Wednesday, April 7, 2010

The NYT says your home's value probably won't rise - what bullsh*t!

There's a general pattern to the general psychology of people. Essentially it goes like this: everyone will believe in some fact A, mostly because everyone else does; those who question A are at best ignored, at worst shunned. Then, something external happens that makes everyone requestion A - a conclusion is reached: A was clearly wrong, and we must no longer believe it at all; to do so would be naive! Thus we should believe some new fact B, which is usually just the converse of A.

Take, for example, the housing market. In this example, our fact A will be "real estate never falls in value". Up until a couple years ago, people truly believed this "fact", at least enough to build up retirement dreams and fantasies based on it. Then the housing bubble depression recession extravaganza happened, and now everyone clearly sees the folly of ever believing that housing prices couldn't fall.

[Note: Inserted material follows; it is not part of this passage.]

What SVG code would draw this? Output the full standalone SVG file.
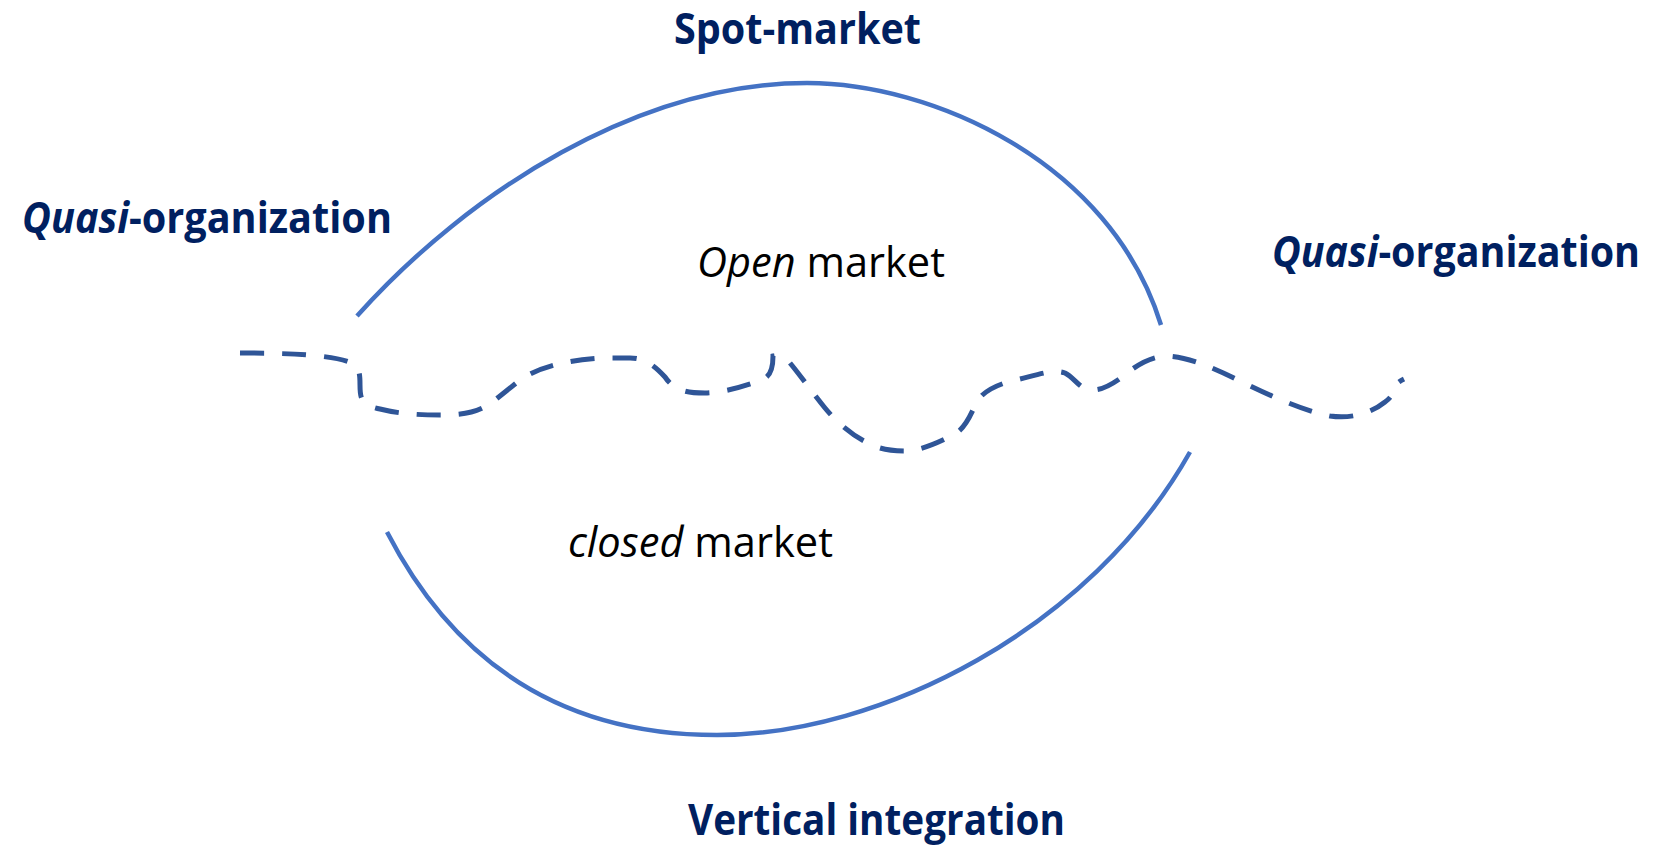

Unfortunately, just like most stupid people do, the masses are taking the wrong lesson away here.

Witness the NYTimes blog post today purporting to explain why your house's value probably won't rise. Wow, way to go, captain obvious. I understand you're posting to get the most eyeballs, and right now your target demographic of 30-60 year old liberals whose houses lost a lot of made-up value in the bubble is feeling nervous and upset, so you're feeding their anxiety by publishing posts like this. Or hell, maybe you're afraid yourself - I get it, its OK.

But let's be frank - your house's value will probably go up. It may not rise faster than inflation, but it will go up. Considering that inflation roughly halves the value of the US dollar every 12-16 years, assuming that your house doesn't lose real value proportional to others in the nation (not an unfair assumption, though I'll come back to it later), your house should double in value every decade and a half. Your house's value should clearly rise over time if only due to inflation. That's why you buy a house - and no housing bubble can change that fact.

Now, there are two caveats here. The first is that although your house is rising in value, you should only be expecting it to rise proportional to inflation - you won't be gaining any new buying power, but you also won't be losing any. Considering that by owning a home you also get to live there, this insurance against inflation is a very useful thing - however, its not an automatic road to riches like some people seem to believe. The second caveat that is much more pernicious - you should only expect your house's price to rise proportional to inflation if you made a good investment.

"What?!?" I hear you all screaming incredulously - you mean that investing in real estate and housing takes skill? Well duh. Now, like most investing, if you're just not dumb about it, then you can gain most of the benefits without being exposed to many of the risks. For instance, what's the easiest way to ensure your pick a house that will appreciate in value? Pick one you want to live in. Make sure there are good schools in the area. Make sure there are things to do. Make sure its close to places people work. Make sure it has easy access to transportation for short commutes. Try to get a nice view, and try to buy in a city or neighborhood that has lasting name-brand recognition (East Village in NYC, The Marina in SF, etc). Rental units near universities and colleges are great ideas. Make sure the unit has all the amenities you'd want in a place - after all, if it was good enough for you, chances are its good enough for someone else, too. As long as your house remains good enough for someone else, you won't lose money on it relative to other real estate investments.

Now obviously, you can lose money in real estate - its easy. Pick a location that has a very long commute (ex-urbs out west, anyone?). Pick an area that is completely dependent on one industry (ahem, Detroit). Get excited about rapidly rising housing prices in areas that can still field development (Miami, anyone?). And finally, a general downtrend in the market is going to artificially deflate your house's cost for the short term - this isn't because its worth less; its simply because demand for houses has gone down. Such occurrences may be scary, but they inevitably pass.

Investing in real estate is a lot like investing in the stock market - in the long run (decades) its almost certainly more profitable than anything else you can do, but sometimes in the short run (years) it won't quite pan out. There are things you can do to decrease your exposure to risk (keep a diverse stock portfolio, keep your debt low), but like any investment you will ultimately get out what you put into it. Now, the stock market has an easy, zero-effort way for people to ensure exposure to the long term benefits of the stock market - they're called Index Funds. But even with those, there's some risk involved - stocks may hit a slump for a number of years while your portfolio underperforms.

Anyway, my main issue with this NYTimes blog post is this: it substitutes one idiotic, black and white "truth" with another equally idiotic, black and white one. No, house prices will not always rise. Nor will they probably not rise at all. Both interpretations have the alluring attribute of being universal - they always apply. The animalistic human brain loves such universally applying rules; they're easy, and we're lazy. But just keep in mind: investing in real estate is investing, and when has anyone made money investing by being lazy?